■ Exercise description ■
Extract all data as written.

■ Data segment ■
--*--

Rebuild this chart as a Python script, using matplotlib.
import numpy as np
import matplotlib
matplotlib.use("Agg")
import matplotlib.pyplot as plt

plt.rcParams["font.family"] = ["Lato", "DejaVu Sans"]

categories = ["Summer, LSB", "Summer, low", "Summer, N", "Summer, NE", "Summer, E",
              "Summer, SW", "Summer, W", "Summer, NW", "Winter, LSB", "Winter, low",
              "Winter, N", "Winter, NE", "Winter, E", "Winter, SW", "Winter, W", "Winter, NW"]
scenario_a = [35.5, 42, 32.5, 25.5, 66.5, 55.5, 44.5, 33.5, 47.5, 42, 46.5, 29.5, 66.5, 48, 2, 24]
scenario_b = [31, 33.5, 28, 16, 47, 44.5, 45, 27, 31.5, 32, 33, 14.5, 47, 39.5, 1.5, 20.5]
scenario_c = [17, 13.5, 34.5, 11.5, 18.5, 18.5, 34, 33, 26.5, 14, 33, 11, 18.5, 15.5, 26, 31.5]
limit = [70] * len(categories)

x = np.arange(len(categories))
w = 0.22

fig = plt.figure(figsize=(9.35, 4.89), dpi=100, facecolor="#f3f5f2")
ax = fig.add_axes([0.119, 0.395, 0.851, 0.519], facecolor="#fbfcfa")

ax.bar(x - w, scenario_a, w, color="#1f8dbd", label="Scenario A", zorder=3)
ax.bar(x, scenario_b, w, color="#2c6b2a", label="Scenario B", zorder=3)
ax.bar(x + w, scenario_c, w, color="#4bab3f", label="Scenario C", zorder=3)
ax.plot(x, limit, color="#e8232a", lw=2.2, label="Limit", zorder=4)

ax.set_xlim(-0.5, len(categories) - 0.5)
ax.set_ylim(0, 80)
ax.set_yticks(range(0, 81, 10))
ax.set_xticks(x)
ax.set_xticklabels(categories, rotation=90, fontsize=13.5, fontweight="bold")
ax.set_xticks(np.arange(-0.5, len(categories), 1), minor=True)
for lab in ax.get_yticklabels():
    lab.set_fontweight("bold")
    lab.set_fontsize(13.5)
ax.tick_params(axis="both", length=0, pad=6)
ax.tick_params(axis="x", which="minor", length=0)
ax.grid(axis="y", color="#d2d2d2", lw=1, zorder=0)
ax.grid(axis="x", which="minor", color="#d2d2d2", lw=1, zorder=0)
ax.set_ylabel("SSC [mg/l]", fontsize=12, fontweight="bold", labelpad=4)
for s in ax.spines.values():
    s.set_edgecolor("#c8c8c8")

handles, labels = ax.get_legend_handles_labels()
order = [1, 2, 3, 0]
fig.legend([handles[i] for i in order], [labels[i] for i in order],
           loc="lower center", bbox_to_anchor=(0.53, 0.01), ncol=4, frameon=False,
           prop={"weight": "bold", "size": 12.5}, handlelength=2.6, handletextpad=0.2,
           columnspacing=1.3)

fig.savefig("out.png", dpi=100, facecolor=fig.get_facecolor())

--*--

■ Task solution ■
Rebuild this chart as a Python script, using matplotlib.
import numpy as np
import matplotlib
matplotlib.use("Agg")
import matplotlib.pyplot as plt

plt.rcParams["font.family"] = ["Lato", "DejaVu Sans"]

categories = ["Summer, LSB", "Summer, low", "Summer, N", "Summer, NE", "Summer, E",
              "Summer, SW", "Summer, W", "Summer, NW", "Winter, LSB", "Winter, low",
              "Winter, N", "Winter, NE", "Winter, E", "Winter, SW", "Winter, W", "Winter, NW"]
scenario_a = [35.5, 42, 32.5, 25.5, 66.5, 55.5, 44.5, 33.5, 47.5, 42, 46.5, 29.5, 66.5, 48, 2, 24]
scenario_b = [31, 33.5, 28, 16, 47, 44.5, 45, 27, 31.5, 32, 33, 14.5, 47, 39.5, 1.5, 20.5]
scenario_c = [17, 13.5, 34.5, 11.5, 18.5, 18.5, 34, 33, 26.5, 14, 33, 11, 18.5, 15.5, 26, 31.5]
limit = [70] * len(categories)

x = np.arange(len(categories))
w = 0.22

fig = plt.figure(figsize=(9.35, 4.89), dpi=100, facecolor="#f3f5f2")
ax = fig.add_axes([0.119, 0.395, 0.851, 0.519], facecolor="#fbfcfa")

ax.bar(x - w, scenario_a, w, color="#1f8dbd", label="Scenario A", zorder=3)
ax.bar(x, scenario_b, w, color="#2c6b2a", label="Scenario B", zorder=3)
ax.bar(x + w, scenario_c, w, color="#4bab3f", label="Scenario C", zorder=3)
ax.plot(x, limit, color="#e8232a", lw=2.2, label="Limit", zorder=4)

ax.set_xlim(-0.5, len(categories) - 0.5)
ax.set_ylim(0, 80)
ax.set_yticks(range(0, 81, 10))
ax.set_xticks(x)
ax.set_xticklabels(categories, rotation=90, fontsize=13.5, fontweight="bold")
ax.set_xticks(np.arange(-0.5, len(categories), 1), minor=True)
for lab in ax.get_yticklabels():
    lab.set_fontweight("bold")
    lab.set_fontsize(13.5)
ax.tick_params(axis="both", length=0, pad=6)
ax.tick_params(axis="x", which="minor", length=0)
ax.grid(axis="y", color="#d2d2d2", lw=1, zorder=0)
ax.grid(axis="x", which="minor", color="#d2d2d2", lw=1, zorder=0)
ax.set_ylabel("SSC [mg/l]", fontsize=12, fontweight="bold", labelpad=4)
for s in ax.spines.values():
    s.set_edgecolor("#c8c8c8")

handles, labels = ax.get_legend_handles_labels()
order = [1, 2, 3, 0]
fig.legend([handles[i] for i in order], [labels[i] for i in order],
           loc="lower center", bbox_to_anchor=(0.53, 0.01), ncol=4, frameon=False,
           prop={"weight": "bold", "size": 12.5}, handlelength=2.6, handletextpad=0.2,
           columnspacing=1.3)

fig.savefig("out.png", dpi=100, facecolor=fig.get_facecolor())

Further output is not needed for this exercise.